Abrupt Climate Change in the Atlantic Ocean During the Last 20,000 Years: Insights from Multi-Element Analyses of Benthic and Planktic Foraminifera and a Coupled OA-GCM

摘要

Minor and trace element records from planktic and benthic foraminifera from Atlantic sediment cores, as well as output from a coupled OA- GCM, were used to investigate the magnitude and distribution of the oceanic response to abrupt climate events of the past 20,000 years. The study addressed three major questions: (1) What is the magnitude of high-latitude sea surface temperature and salinity variability during abrupt climate events; (2) Does intermediate depth ventilation change in conjunction with high-latitude climate variability; (3) Are the paleoclimate data consistent with the response of a coupled OA-GCM to a freshwater perturbation. To address these questions, analytical methods were implemented for the simultaneous measurement of Mg/Ca, Zn/Ca, Cd/Ca, Mn/Ca and Al/Ca in foraminiferal samples using inductively- coupled plasma mass spectrometry. Paired records of planktic foraminiferal deltaO18 and Mg/Ca from the subpolar North Atlantic reveal trends of increasing temperatures (-3 deg C) and salinities over the course of the Holocene. The records provide the first evidence of open-ocean cooling (nearly 2 deg C) and freshening during the 8.2 kyr event, and suggest similar conditions at 9.3ka.
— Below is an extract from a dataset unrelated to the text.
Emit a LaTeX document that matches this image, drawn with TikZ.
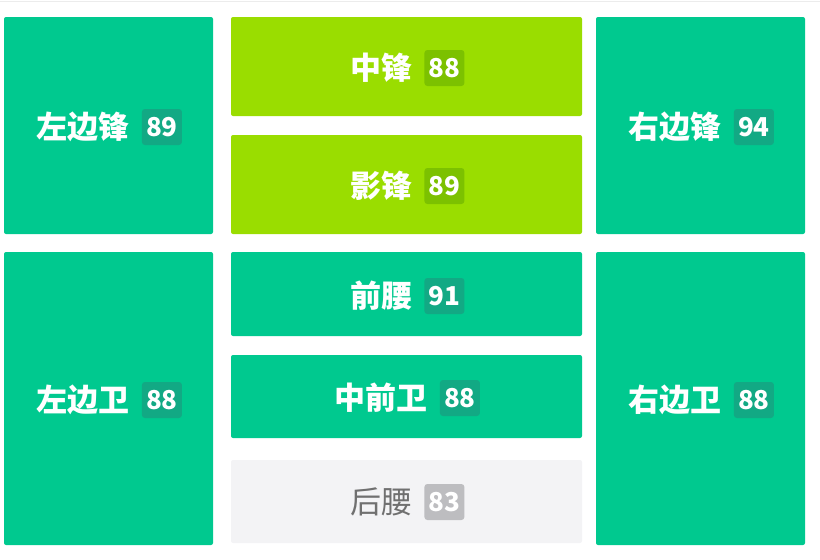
\documentclass[tikz,border=0pt]{standalone}
\usepackage{fontspec}
\setmainfont{Noto Sans CJK SC}
\usetikzlibrary{positioning}

\definecolor{pitchgreen}{HTML}{00C98F}
\definecolor{pitchgreendark}{HTML}{12A984}
\definecolor{pitchlime}{HTML}{9ADD00}
\definecolor{pitchlimedark}{HTML}{7CC100}
\definecolor{pitchgrey}{HTML}{F3F3F5}
\definecolor{pitchgreydark}{HTML}{BDBDC0}
\definecolor{pitchgreytext}{HTML}{707070}

\tikzset{
  posbox/.style={rectangle, rounded corners=2pt, inner sep=0pt},
  greenbox/.style={posbox, fill=pitchgreen},
  limebox/.style={posbox, fill=pitchlime},
  greybox/.style={posbox, fill=pitchgrey},
  posname/.style={inner sep=0pt, text=white, font=\fontsize{31}{31}\selectfont\bfseries},
  score/.style={rounded corners=3pt, inner sep=0pt, minimum width=40pt,
    minimum height=36pt, text=white, font=\fontsize{26}{26}\selectfont\bfseries},
  greenscore/.style={score, fill=pitchgreendark},
  limescore/.style={score, fill=pitchlimedark},
  greyscore/.style={score, fill=pitchgreydark}
}

\begin{document}
\begin{tikzpicture}[x=1pt, y=-1pt]
  \useasboundingbox (0,0) rectangle (820,560);
  \draw[gray!15] (0,1) -- (820,1);

  % wings and full-backs
  \node[greenbox, minimum width=209pt, minimum height=217pt] (lw) at (108.5,125.5) {};
  \node[greenbox, minimum width=209pt, minimum height=217pt] (rw) at (700.5,125.5) {};
  \node[greenbox, minimum width=209pt, minimum height=293pt] (lb) at (108.5,398.5) {};
  \node[greenbox, minimum width=209pt, minimum height=293pt] (rb) at (700.5,398.5) {};

  % centre column
  \node[limebox, minimum width=351pt, minimum height=99pt] (st) at (406.5,66.5) {};
  \node[limebox, minimum width=351pt, minimum height=99pt] (ss) at (406.5,184.5) {};
  \node[greenbox, minimum width=351pt, minimum height=84pt] (cam) at (406.5,294) {};
  \node[greenbox, minimum width=351pt, minimum height=83pt] (cm) at (406.5,396.5) {};
  \node[greybox, minimum width=351pt, minimum height=83pt] (cdm) at (406.5,501.5) {};

  % names and ratings
  \node[posname] (lwname) at (83,127) {左边锋};
  \node[greenscore, right=12pt of lwname] (lwscore) {89};
  \node[posname] (rwname) at (675,127) {右边锋};
  \node[greenscore, right=12pt of rwname] (rwscore) {94};
  \node[posname] (lbname) at (83,400) {左边卫};
  \node[greenscore, right=12pt of lbname] (lbscore) {88};
  \node[posname] (rbname) at (675,400) {右边卫};
  \node[greenscore, right=12pt of rbname] (rbscore) {88};

  \node[posname] (stname) at (381,68) {中锋};
  \node[limescore, right=12pt of stname] (stscore) {88};
  \node[posname] (ssname) at (381,186) {影锋};
  \node[limescore, right=12pt of ssname] (ssscore) {89};
  \node[posname] (camname) at (381,296) {前腰};
  \node[greenscore, right=12pt of camname] (camscore) {91};
  \node[posname] (cmname) at (381,398) {中前卫};
  \node[greenscore, right=12pt of cmname] (cmscore) {88};
  \node[posname, text=pitchgreytext, font=\fontsize{31}{31}\selectfont] (cdmname) at (381,502) {后腰};
  \node[greyscore, right=12pt of cdmname] (cdmscore) {83};
\end{tikzpicture}
\end{document}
Benthic foraminiferal Cd/Ca results from an intermediate depth, western South Atlantic core (1,268m) are consistent with reduced export into the S. Atlantic of N. Atlantic Intermediate Water during the Younger Dryas. Paired records of benthic foraminiferal Mg/Ca and deltaO18 from two intermediate depth low latitude western Atlantic sites-one from the Florida Current (751m) and one from the Little Bahama Bank (1,057m)-provide insights into the spatial distribution of intermediate depth temperature and salinity variability during the Younger Dryas. The intermediate depth paleoceanographic temperature and salinity data are consistent with the results of a GFDL R30 freshwater forced model simulation, suggesting that freshwater forcing is a possible driver/amplifier of climate var.